━━━ Collected data ━━━

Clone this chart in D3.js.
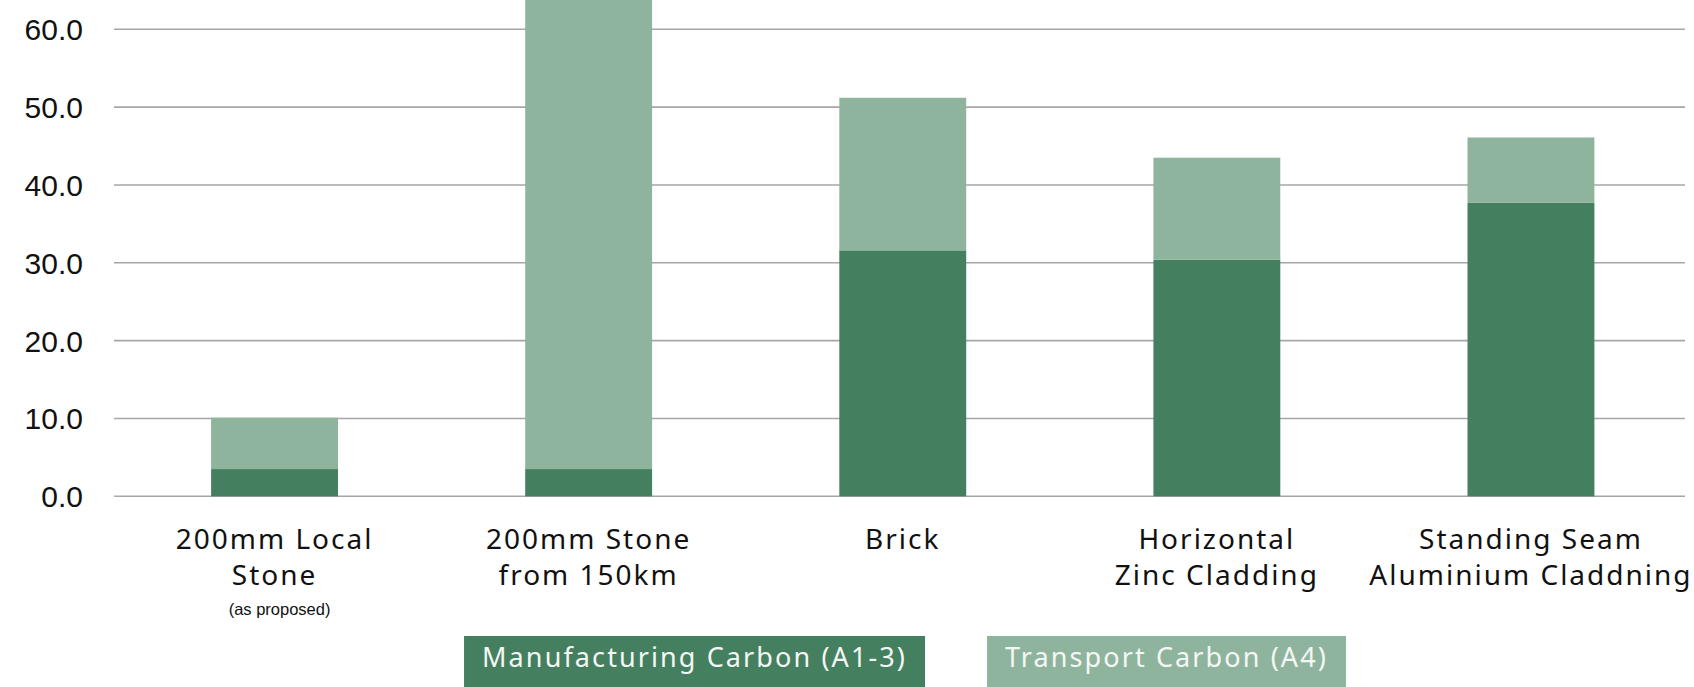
<!DOCTYPE html>
<html>
<head>
<meta charset="utf-8">
<script src="https://cdn.jsdelivr.net/npm/d3@7"></script>
<style>
  html, body { margin: 0; padding: 0; background: #ffffff; }
  svg { display: block; }
</style>
</head>
<body>
<svg id="chart" width="1694" height="687"></svg>
<script>
// Embodied carbon per cladding option (stacked: manufacturing + transport)
const categories = [
  "200mm Local\nStone",
  "200mm Stone\nfrom 150km",
  "Brick",
  "Horizontal\nZinc Cladding",
  "Standing Seam\nAluminium Claddning"
];
const categoryNotes = ["(as proposed)", "", "", "", ""];
const manufacturing = [3.5, 3.5, 31.6, 30.4, 37.7];
const transport = [6.6, 62.0, 19.6, 13.1, 8.4];
const seriesNames = ["Manufacturing Carbon (A1-3)", "Transport Carbon (A4)"];
const seriesColors = ["#44805f", "#8fb49d"];
const yTicks = [0, 10, 20, 30, 40, 50, 60];

const W = 1694, H = 687;
const svg = d3.select("#chart");

const plot = { left: 114, right: 1685 };

const x = d3.scaleBand()
  .domain(categories)
  .range([117.5, 1688])
  .paddingInner(0.596)
  .paddingOuter(0.298);

const y = d3.scaleLinear()
  .domain([0, 60])
  .range([496.3, 29.3]);

// gridlines
svg.append("g")
  .selectAll("line")
  .data(yTicks)
  .join("line")
  .attr("x1", plot.left)
  .attr("x2", plot.right)
  .attr("y1", d => y(d))
  .attr("y2", d => y(d))
  .attr("stroke", "#a6a6a6")
  .attr("stroke-width", 1.6);

// y axis tick labels
const yAxis = d3.axisLeft(y)
  .tickValues(yTicks)
  .tickFormat(d3.format(".1f"))
  .tickSize(0)
  .tickPadding(0);
const yg = svg.append("g")
  .attr("transform", "translate(83,0)")
  .call(yAxis);
yg.select(".domain").remove();
yg.selectAll("text")
  .attr("font-family", "'Liberation Sans', Arial, sans-serif")
  .attr("font-size", 30)
  .attr("fill", "#111")
  .attr("dy", "0.35em");

// stacked bars
const rows = categories.map((c, i) => ({
  cat: c,
  manufacturing: manufacturing[i],
  transport: transport[i]
}));
const stack = d3.stack().keys(["manufacturing", "transport"]);
const layers = stack(rows);

svg.append("g")
  .selectAll("g")
  .data(layers)
  .join("g")
  .attr("fill", (d, i) => seriesColors[i])
  .selectAll("rect")
  .data(d => d)
  .join("rect")
  .attr("x", d => x(d.data.cat))
  .attr("width", x.bandwidth())
  .attr("y", d => y(d[1]))
  .attr("height", d => y(d[0]) - y(d[1]));

// category labels
const labelFont = "'Noto Sans', 'Open Sans', sans-serif";
const catG = svg.append("g");
categories.forEach((c, i) => {
  const cx = x(c) + x.bandwidth() / 2;
  const lines = c.split("\n");
  const t = catG.append("text")
    .attr("x", cx)
    .attr("y", 549)
    .attr("text-anchor", "middle")
    .attr("font-family", labelFont)
    .attr("font-size", 28)
    .attr("letter-spacing", 2)
    .attr("fill", "#111");
  lines.forEach((ln, j) => {
    t.append("tspan")
      .attr("x", cx)
      .attr("y", 549 + j * 36)
      .text(ln);
  });
  if (categoryNotes[i]) {
    catG.append("text")
      .attr("x", cx + 5)
      .attr("y", 615)
      .attr("text-anchor", "middle")
      .attr("font-family", "'Liberation Sans', Arial, sans-serif")
      .attr("font-size", 16.5)
      .attr("fill", "#111")
      .text(categoryNotes[i]);
  }
});

// legend boxes
const pad = 18, gap = 62, boxTop = 636;
const legend = svg.append("g");
const items = seriesNames.map((name, i) => {
  const g = legend.append("g");
  const rect = g.append("rect").attr("fill", seriesColors[i]);
  const txt = g.append("text")
    .attr("font-family", labelFont)
    .attr("font-size", 27)
    .attr("letter-spacing", 2.1)
    .attr("fill", "#f4f7f5")
    .text(name);
  const w = txt.node().getComputedTextLength() + pad * 2;
  return { g, rect, txt, w };
});
const total = d3.sum(items, d => d.w) + gap * (items.length - 1);
let lx = 905 - total / 2;
items.forEach(it => {
  it.rect.attr("x", lx).attr("y", boxTop).attr("width", it.w).attr("height", H - boxTop);
  it.txt.attr("x", lx + pad).attr("y", 667);
  lx += it.w + gap;
});
</script>
</body>
</html>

━━━

Task to complete »
Omit the pictures, then repeat exactly each line from the beginning of the listing through the line with "114, right: 1685".

Response to this exercise »
Clone this chart in D3.js.
<!DOCTYPE html>
<html>
<head>
<meta charset="utf-8">
<script src="https://cdn.jsdelivr.net/npm/d3@7"></script>
<style>
  html, body { margin: 0; padding: 0; background: #ffffff; }
  svg { display: block; }
</style>
</head>
<body>
<svg id="chart" width="1694" height="687"></svg>
<script>
// Embodied carbon per cladding option (stacked: manufacturing + transport)
const categories = [
  "200mm Local\nStone",
  "200mm Stone\nfrom 150km",
  "Brick",
  "Horizontal\nZinc Cladding",
  "Standing Seam\nAluminium Claddning"
];
const categoryNotes = ["(as proposed)", "", "", "", ""];
const manufacturing = [3.5, 3.5, 31.6, 30.4, 37.7];
const transport = [6.6, 62.0, 19.6, 13.1, 8.4];
const seriesNames = ["Manufacturing Carbon (A1-3)", "Transport Carbon (A4)"];
const seriesColors = ["#44805f", "#8fb49d"];
const yTicks = [0, 10, 20, 30, 40, 50, 60];

const W = 1694, H = 687;
const svg = d3.select("#chart");

const plot = { left: 114, right: 1685 };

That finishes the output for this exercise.